Other pipe materials such as 9% Nickel have application. This material has good thermal expansion properties and is often less costly than Invar. 9% Nickel has been identified for use in pipe-in-pipe systems that incorporates bulkheads to account for thermal strain.

In other known configurations, contraction and expansion capabilities are improved with the use of bellows. This configuration incorporates the use of bellows, one in each segment (about 50 ft long) of the pipeline, which is a self-contained pipe-in-pipe segment, and uses vacuum insulation. However, the use of bellows along the length of pipeline typically increases production costs, and typically complicates manufacture, handling and maintenance. The bellows methods are generally more costly than the INVAR™ system. The bellows method has significant disadvantages in reliability and durability, both with the bellows and with the maintenance of vacuum. For a sub sea application, reliability and durability are even more critical. Regardless of the pipe configuration, an effective monitoring system should be displayed. This system should measure temperature, pressure, structural properties and leaks. Leaks are of concern in the annular space and the exterior of the pipeline. The most likely material used as the Conduit is but not limited to:

Invar

Type 316 stainless steel (ASTM A3 12)

9Ni Steel (ASTM 333 Grade 8 pipe)

Composite pipe such as graphite/epoxy or Kevlar/epoxy

SUMMARY OF THE INVENTION

The subject invention is directed to instrumentation of pipelines for transporting material at sub-ambient temperature and especially cryogenic material constructed in a manner such that the pipeline has both increased mechanical stability and desirable thermal insulation properties while maintaining a mechanically simple structure. The configurations of the subject invention are relatively inexpensive to manufacture and install. The configurations embody these desired characteristics by the incorporation of an instrumented system for monitoring a pipeline including a silica aerogel (or other insulating material) or vacuum system contained in a pipe-in-pipe environment that is designed as a structural element.

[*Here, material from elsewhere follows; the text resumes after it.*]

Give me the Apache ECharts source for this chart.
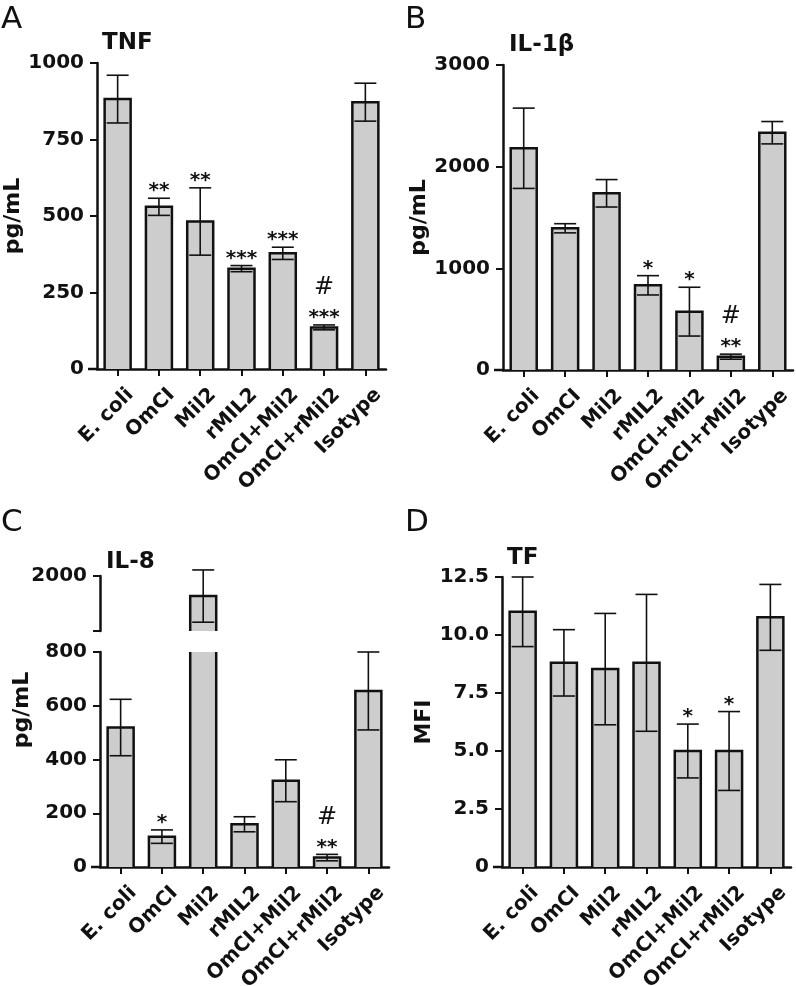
<!DOCTYPE html>
<html>
<head>
<meta charset="utf-8">
<script src="https://cdn.jsdelivr.net/npm/echarts@6/dist/echarts.min.js"></script>
<style>html,body{margin:0;padding:0;background:#fff;}#c{width:796px;height:986px;}</style>
</head>
<body>
<div id="c"></div>
<script>
// ---- data ----
const categories = ['E. coli', 'OmCI', 'Mil2', 'rMIL2', 'OmCI+Mil2', 'OmCI+rMil2', 'Isotype'];

const tnfMean = [882, 530, 482, 328, 378, 136, 872];
const tnfErr  = [78, 28, 110, 10, 20, 8, 62];
const tnfSig  = ['', '**', '**', '***', '***', '***', ''];
const tnfHash = ['', '', '', '', '', '#', ''];

const il1bMean = [2181, 1394, 1738, 833, 574, 131, 2334];
const il1bErr  = [395, 45, 135, 95, 240, 25, 110];
const il1bSig  = ['', '', '', '*', '*', '**', ''];
const il1bHash = ['', '', '', '', '', '#', ''];

const il8Mean = [519, 113, 1927, 159, 321, 35, 655];
const il8Err  = [105, 25, 95, 28, 78, 12, 145];
const il8Sig  = ['', '*', '', '', '', '**', ''];
const il8Hash = ['', '', '', '', '', '#', ''];

const tfMean = [11.0, 8.8, 8.53, 8.8, 5.0, 5.0, 10.76];
const tfErr  = [1.5, 1.43, 2.4, 2.95, 1.16, 1.7, 1.42];
const tfSig  = ['', '', '', '', '*', '*', ''];
const tfHash = ['', '', '', '', '', '', ''];

const tnfTicks = {min: 0, max: 1000, interval: 250};
const il1bTicks = {min: 0, max: 3000, interval: 1000};
const il8LowTicks = {min: 0, max: 800, interval: 200};
const il8HighTicks = {min: 1800, max: 2000, interval: 200};
const tfTicks = {min: 0, max: 12.5, interval: 2.5};

// ---- styling ----
const FONT = 'DejaVu Sans';
const INK = '#111';
const BAR_FILL = '#cdcdcd';
const BAR_W = 26;
const CAP_W = 22;

const panels = [
  {mean: tnfMean, err: tnfErr, sig: tnfSig, hash: tnfHash, ticks: tnfTicks,
   grid: {left: 97, top: 63, width: 289, height: 306}, name: 'pg/mL', nameGap: 55, fmt: v => String(v)},
  {mean: il1bMean, err: il1bErr, sig: il1bSig, hash: il1bHash, ticks: il1bTicks,
   grid: {left: 503, top: 65, width: 290, height: 305}, name: 'pg/mL', nameGap: 66, fmt: v => String(v)},
  {mean: il8Mean, err: il8Err, sig: il8Sig, hash: il8Hash, ticks: il8LowTicks,
   grid: {left: 100, top: 652, width: 289, height: 215}, name: '', nameGap: 0, fmt: v => String(v)},
  {mean: il8Mean, err: il8Err, sig: il8Sig, hash: il8Hash, ticks: il8HighTicks, upper: true,
   grid: {left: 100, top: 576, width: 289, height: 55}, name: '', nameGap: 0, fmt: v => v === 2000 ? '2000' : ''},
  {mean: tfMean, err: tfErr, sig: tfSig, hash: tfHash, ticks: tfTicks,
   grid: {left: 502, top: 577, width: 289, height: 290}, name: 'MFI', nameGap: 49, fmt: v => v === 0 ? '0' : v.toFixed(1)}
];

const grids = [], xAxes = [], yAxes = [], series = [];

panels.forEach((p, k) => {
  grids.push(Object.assign({outerBoundsMode: 'none', containLabel: false}, p.grid));
  xAxes.push({
    type: 'category', gridIndex: k, data: categories, show: !p.upper,
    axisLine: {show: true, lineStyle: {color: INK, width: 2.5}},
    axisTick: {show: true, alignWithLabel: true, length: 7, lineStyle: {color: INK, width: 2}},
    axisLabel: {interval: 0, rotate: 45, margin: 10, verticalAlign: 'top', padding: [8, 0, 0, 0],
      fontFamily: FONT, fontWeight: 'bold', fontSize: 20, color: INK}
  });
  yAxes.push({
    type: 'value', gridIndex: k, min: p.ticks.min, max: p.ticks.max, interval: p.ticks.interval,
    name: p.name, nameLocation: 'middle', nameGap: p.nameGap,
    nameTextStyle: {fontFamily: FONT, fontWeight: 'bold', fontSize: 22, color: INK},
    splitLine: {show: false},
    axisLine: {show: true, lineStyle: {color: INK, width: 2.5}},
    axisTick: {show: true, length: 7, lineStyle: {color: INK, width: 2}},
    axisLabel: {margin: 13, formatter: p.fmt, fontFamily: FONT, fontWeight: 'bold', fontSize: 20, color: INK}
  });

  const data = p.mean.map((v, i) => [i, v, p.err[i]]);

  // bars
  series.push({
    type: 'custom', xAxisIndex: k, yAxisIndex: k, data: data, z: 2,
    renderItem: function (params, api) {
      const cs = params.coordSys;
      const i = api.value(0), v = api.value(1);
      const top = api.coord([i, v]);
      const base = api.coord([i, 0]);
      let yTop = top[1], yBot = base[1];
      const topClipped = yTop < cs.y;
      yTop = Math.max(yTop, cs.y);
      yBot = Math.min(yBot, cs.y + cs.height);
      if (yTop >= yBot) return null;
      const x0 = top[0] - BAR_W / 2, x1 = top[0] + BAR_W / 2;
      const children = [{
        type: 'rect', shape: {x: x0, y: yTop, width: BAR_W, height: yBot - yTop},
        style: {fill: BAR_FILL}
      }];
      const ls = {stroke: INK, lineWidth: 2.5, fill: null};
      if (topClipped) {
        children.push({type: 'line', shape: {x1: x0, y1: yBot, x2: x0, y2: yTop}, style: ls});
        children.push({type: 'line', shape: {x1: x1, y1: yBot, x2: x1, y2: yTop}, style: ls});
      } else {
        children.push({type: 'polyline', shape: {points: [[x0, yBot], [x0, yTop], [x1, yTop], [x1, yBot]]}, style: ls});
      }
      return {type: 'group', children: children};
    }
  });

  // error bars + significance marks
  series.push({
    type: 'custom', xAxisIndex: k, yAxisIndex: k, data: data, z: 3,
    renderItem: function (params, api) {
      const cs = params.coordSys;
      const i = api.value(0), v = api.value(1), e = api.value(2);
      const m = api.coord([i, v]);
      if (m[1] < cs.y - 0.5 || m[1] > cs.y + cs.height + 0.5) return null;
      const hi = api.coord([i, v + e]);
      const lo = api.coord([i, v - e]);
      const x = m[0];
      const ls = {stroke: INK, lineWidth: 1.6};
      const children = [
        {type: 'line', shape: {x1: x, y1: hi[1], x2: x, y2: lo[1]}, style: ls},
        {type: 'line', shape: {x1: x - CAP_W / 2, y1: hi[1], x2: x + CAP_W / 2, y2: hi[1]}, style: ls},
        {type: 'line', shape: {x1: x - CAP_W / 2, y1: lo[1], x2: x + CAP_W / 2, y2: lo[1]}, style: ls}
      ];
      const s = p.sig[params.dataIndex], h = p.hash[params.dataIndex];
      if (s) children.push({type: 'text', style: {text: s, x: x, y: hi[1] - 7, align: 'center', verticalAlign: 'middle',
        fontFamily: FONT, fontWeight: 'bold', fontSize: 20, fill: INK}});
      if (h) children.push({type: 'text', style: {text: h, x: x, y: hi[1] - 37, align: 'center', verticalAlign: 'middle',
        fontFamily: FONT, fontSize: 24, fill: INK}});
      return {type: 'group', children: children};
    }
  });
});

// text decorations
function txt(text, x, y, size, weight, extra) {
  return Object.assign({type: 'text', x: x, y: y, style: {text: text, fontFamily: FONT, fontSize: size,
    fontWeight: weight, fill: INK, align: 'left', verticalAlign: 'middle'}}, extra || {});
}
const graphics = [
  txt('A', 1, 20, 31, 'normal'),
  txt('B', 405, 20, 31, 'normal'),
  txt('C', 1, 523, 31, 'normal'),
  txt('D', 405, 523, 31, 'normal'),
  txt('TNF', 102, 43, 23, 'bold'),
  txt('IL-1β', 509, 45, 23, 'bold'),
  txt('IL-8', 106, 562, 23, 'bold'),
  txt('TF', 507, 558, 23, 'bold'),
  {type: 'text', x: 22, y: 710, rotation: Math.PI / 2,
   style: {text: 'pg/mL', fontFamily: FONT, fontSize: 22, fontWeight: 'bold', fill: INK, align: 'center', verticalAlign: 'middle'}}
];
// short left extensions of the x axis lines
[0, 1, 2, 4].forEach(k => {
  const g = panels[k].grid;
  const yb = g.top + g.height;
  graphics.push({type: 'line', shape: {x1: g.left - 9, y1: yb, x2: g.left, y2: yb}, style: {stroke: INK, lineWidth: 2.5}});
});

const chart = echarts.init(document.getElementById('c'), null, {renderer: 'canvas'});
chart.setOption({
  animation: false,
  backgroundColor: '#fff',
  grid: grids, xAxis: xAxes, yAxis: yAxes, series: series,
  graphic: graphics
});
</script>
</body>
</html>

The monitoring system of the subject invention incorporates ruggedized sensors, cabling, deployment hardware, ingress/egress apparatus, data acquisition, software and analysis. The system includes full redundancy in the monitoring zones and provides constant monitoring in real-time with computer interfaces. A complete determination of the Cryogenic pipeline condition is continuously available and may be accessed instantly by operators. Data is analyzed and displayed with real-time computer/software algorithms to determine temperature, pressure, leaks, thermal and mechanical strain, intrusion, service-life and can identify potential problems as they occur.

Monitoring during startup and shut down operations provides a complete temperature and strain profile of the entire pipeline length. The analysis eliminates guesswork and provides operators with necessary information to ensure reliability, operational standards and identify and implement corrective action early, permitting both, significant cost savings and also the prevention of potential operational problems. A method of obtaining redundant data is also disclosed. This extends the monitoring system life and provides alternate data retrieval routes in the event of pipeline or cable damage.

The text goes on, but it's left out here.